### Problem details
Can you output, word for word, the lines between the one holding "What seaborn and" and the one holding "ax=ax, edgecolor='#9ec9e6', linewidth=0.4)", inclusive, leaving out any pictures?

*** Task material

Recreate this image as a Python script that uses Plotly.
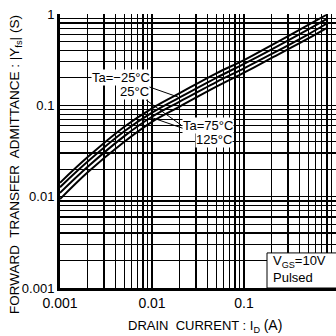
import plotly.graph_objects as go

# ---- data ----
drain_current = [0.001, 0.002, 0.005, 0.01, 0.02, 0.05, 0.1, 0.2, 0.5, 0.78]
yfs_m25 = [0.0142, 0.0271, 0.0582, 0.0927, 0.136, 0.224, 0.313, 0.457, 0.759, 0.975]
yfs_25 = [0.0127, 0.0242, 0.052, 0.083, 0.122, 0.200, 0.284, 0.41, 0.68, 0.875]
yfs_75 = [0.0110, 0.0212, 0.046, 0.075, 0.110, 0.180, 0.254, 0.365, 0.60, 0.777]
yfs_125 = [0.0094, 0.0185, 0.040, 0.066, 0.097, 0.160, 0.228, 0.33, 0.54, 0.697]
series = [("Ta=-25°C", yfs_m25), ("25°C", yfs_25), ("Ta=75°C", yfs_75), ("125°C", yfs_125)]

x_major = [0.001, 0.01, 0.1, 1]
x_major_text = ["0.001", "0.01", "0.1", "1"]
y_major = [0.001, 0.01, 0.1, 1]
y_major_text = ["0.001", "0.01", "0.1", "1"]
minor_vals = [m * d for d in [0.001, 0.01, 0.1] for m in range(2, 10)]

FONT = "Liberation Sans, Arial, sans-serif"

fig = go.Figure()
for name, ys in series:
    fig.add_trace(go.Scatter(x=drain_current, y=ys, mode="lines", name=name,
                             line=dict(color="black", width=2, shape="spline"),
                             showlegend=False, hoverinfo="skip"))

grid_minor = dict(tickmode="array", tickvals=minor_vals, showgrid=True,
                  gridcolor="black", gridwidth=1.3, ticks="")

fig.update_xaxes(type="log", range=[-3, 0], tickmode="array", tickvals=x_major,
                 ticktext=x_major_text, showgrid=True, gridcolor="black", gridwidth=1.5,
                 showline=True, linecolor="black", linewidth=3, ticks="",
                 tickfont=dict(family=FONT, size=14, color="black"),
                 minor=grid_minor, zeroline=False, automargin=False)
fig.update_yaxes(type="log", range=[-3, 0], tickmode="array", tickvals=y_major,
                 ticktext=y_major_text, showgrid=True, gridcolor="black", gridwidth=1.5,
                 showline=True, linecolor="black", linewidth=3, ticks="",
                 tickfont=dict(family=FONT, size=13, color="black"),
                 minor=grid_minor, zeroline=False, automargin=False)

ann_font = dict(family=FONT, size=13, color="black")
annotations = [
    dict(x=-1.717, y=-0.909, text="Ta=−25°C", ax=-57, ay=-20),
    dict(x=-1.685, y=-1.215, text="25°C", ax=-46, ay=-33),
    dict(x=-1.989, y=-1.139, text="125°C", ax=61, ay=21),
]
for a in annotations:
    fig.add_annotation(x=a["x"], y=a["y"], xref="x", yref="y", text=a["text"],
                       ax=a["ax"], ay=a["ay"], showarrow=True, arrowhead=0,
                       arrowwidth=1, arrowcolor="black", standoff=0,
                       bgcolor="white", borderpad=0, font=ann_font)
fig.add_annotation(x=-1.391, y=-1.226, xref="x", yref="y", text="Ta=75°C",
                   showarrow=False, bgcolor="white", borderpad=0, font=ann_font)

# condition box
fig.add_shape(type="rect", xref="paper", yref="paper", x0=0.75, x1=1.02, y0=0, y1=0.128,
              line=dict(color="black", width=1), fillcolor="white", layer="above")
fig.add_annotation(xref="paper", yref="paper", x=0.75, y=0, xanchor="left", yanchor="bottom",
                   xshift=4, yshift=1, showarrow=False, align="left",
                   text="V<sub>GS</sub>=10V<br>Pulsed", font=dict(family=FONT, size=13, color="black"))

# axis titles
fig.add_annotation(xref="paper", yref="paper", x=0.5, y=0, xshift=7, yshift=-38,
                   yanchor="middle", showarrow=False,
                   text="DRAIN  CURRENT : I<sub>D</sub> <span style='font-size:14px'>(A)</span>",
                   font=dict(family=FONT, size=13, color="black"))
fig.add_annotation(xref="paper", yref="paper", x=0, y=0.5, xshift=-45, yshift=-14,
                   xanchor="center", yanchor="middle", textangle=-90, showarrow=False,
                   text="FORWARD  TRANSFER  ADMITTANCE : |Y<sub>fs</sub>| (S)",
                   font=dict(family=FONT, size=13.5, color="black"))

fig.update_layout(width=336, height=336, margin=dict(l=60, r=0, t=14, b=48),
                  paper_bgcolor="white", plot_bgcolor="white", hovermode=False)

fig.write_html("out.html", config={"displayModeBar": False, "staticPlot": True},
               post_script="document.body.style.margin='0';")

******
*** Task material

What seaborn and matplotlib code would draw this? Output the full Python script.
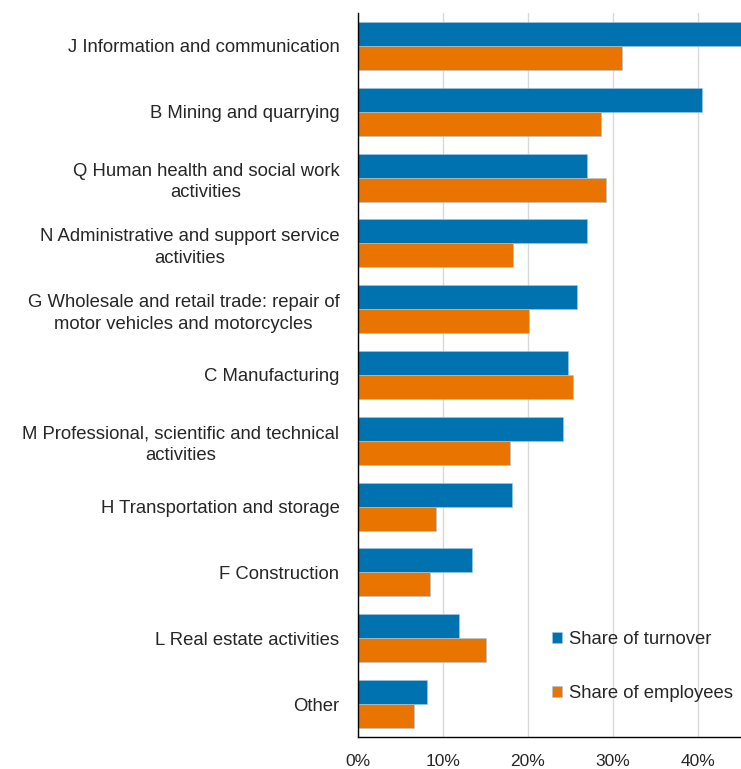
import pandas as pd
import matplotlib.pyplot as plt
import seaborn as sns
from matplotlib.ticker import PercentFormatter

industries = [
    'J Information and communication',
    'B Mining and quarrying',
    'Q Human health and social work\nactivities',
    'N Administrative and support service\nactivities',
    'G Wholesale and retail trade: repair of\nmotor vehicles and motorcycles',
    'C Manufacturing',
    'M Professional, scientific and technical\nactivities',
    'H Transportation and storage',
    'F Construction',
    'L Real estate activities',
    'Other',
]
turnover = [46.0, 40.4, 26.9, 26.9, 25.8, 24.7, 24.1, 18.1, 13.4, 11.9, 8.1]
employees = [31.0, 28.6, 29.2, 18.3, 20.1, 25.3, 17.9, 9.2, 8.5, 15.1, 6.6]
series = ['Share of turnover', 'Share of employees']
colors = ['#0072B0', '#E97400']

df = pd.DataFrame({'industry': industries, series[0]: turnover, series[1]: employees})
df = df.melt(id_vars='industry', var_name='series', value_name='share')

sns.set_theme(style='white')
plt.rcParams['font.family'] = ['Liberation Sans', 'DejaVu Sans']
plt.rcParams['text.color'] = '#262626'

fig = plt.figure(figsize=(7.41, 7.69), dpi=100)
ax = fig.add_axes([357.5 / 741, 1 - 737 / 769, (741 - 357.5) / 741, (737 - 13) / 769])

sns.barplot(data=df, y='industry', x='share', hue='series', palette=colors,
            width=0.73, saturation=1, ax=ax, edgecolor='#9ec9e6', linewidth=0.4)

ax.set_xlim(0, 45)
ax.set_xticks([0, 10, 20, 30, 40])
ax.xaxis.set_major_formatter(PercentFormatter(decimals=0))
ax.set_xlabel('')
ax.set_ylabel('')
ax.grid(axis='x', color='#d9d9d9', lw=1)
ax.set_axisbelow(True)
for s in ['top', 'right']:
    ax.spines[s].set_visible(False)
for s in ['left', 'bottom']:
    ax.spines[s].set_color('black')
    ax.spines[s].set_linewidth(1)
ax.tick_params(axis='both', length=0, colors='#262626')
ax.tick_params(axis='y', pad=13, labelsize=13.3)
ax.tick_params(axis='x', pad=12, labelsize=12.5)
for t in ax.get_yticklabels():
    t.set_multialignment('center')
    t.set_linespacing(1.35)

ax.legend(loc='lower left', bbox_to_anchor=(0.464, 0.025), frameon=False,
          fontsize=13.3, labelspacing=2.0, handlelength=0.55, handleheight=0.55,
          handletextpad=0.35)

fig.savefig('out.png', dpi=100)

******

### Complete answer
What seaborn and matplotlib code would draw this? Output the full Python script.
import pandas as pd
import matplotlib.pyplot as plt
import seaborn as sns
from matplotlib.ticker import PercentFormatter

industries = [
    'J Information and communication',
    'B Mining and quarrying',
    'Q Human health and social work\nactivities',
    'N Administrative and support service\nactivities',
    'G Wholesale and retail trade: repair of\nmotor vehicles and motorcycles',
    'C Manufacturing',
    'M Professional, scientific and technical\nactivities',
    'H Transportation and storage',
    'F Construction',
    'L Real estate activities',
    'Other',
]
turnover = [46.0, 40.4, 26.9, 26.9, 25.8, 24.7, 24.1, 18.1, 13.4, 11.9, 8.1]
employees = [31.0, 28.6, 29.2, 18.3, 20.1, 25.3, 17.9, 9.2, 8.5, 15.1, 6.6]
series = ['Share of turnover', 'Share of employees']
colors = ['#0072B0', '#E97400']

df = pd.DataFrame({'industry': industries, series[0]: turnover, series[1]: employees})
df = df.melt(id_vars='industry', var_name='series', value_name='share')

sns.set_theme(style='white')
plt.rcParams['font.family'] = ['Liberation Sans', 'DejaVu Sans']
plt.rcParams['text.color'] = '#262626'

fig = plt.figure(figsize=(7.41, 7.69), dpi=100)
ax = fig.add_axes([357.5 / 741, 1 - 737 / 769, (741 - 357.5) / 741, (737 - 13) / 769])

sns.barplot(data=df, y='industry', x='share', hue='series', palette=colors,
            width=0.73, saturation=1, ax=ax, edgecolor='#9ec9e6', linewidth=0.4)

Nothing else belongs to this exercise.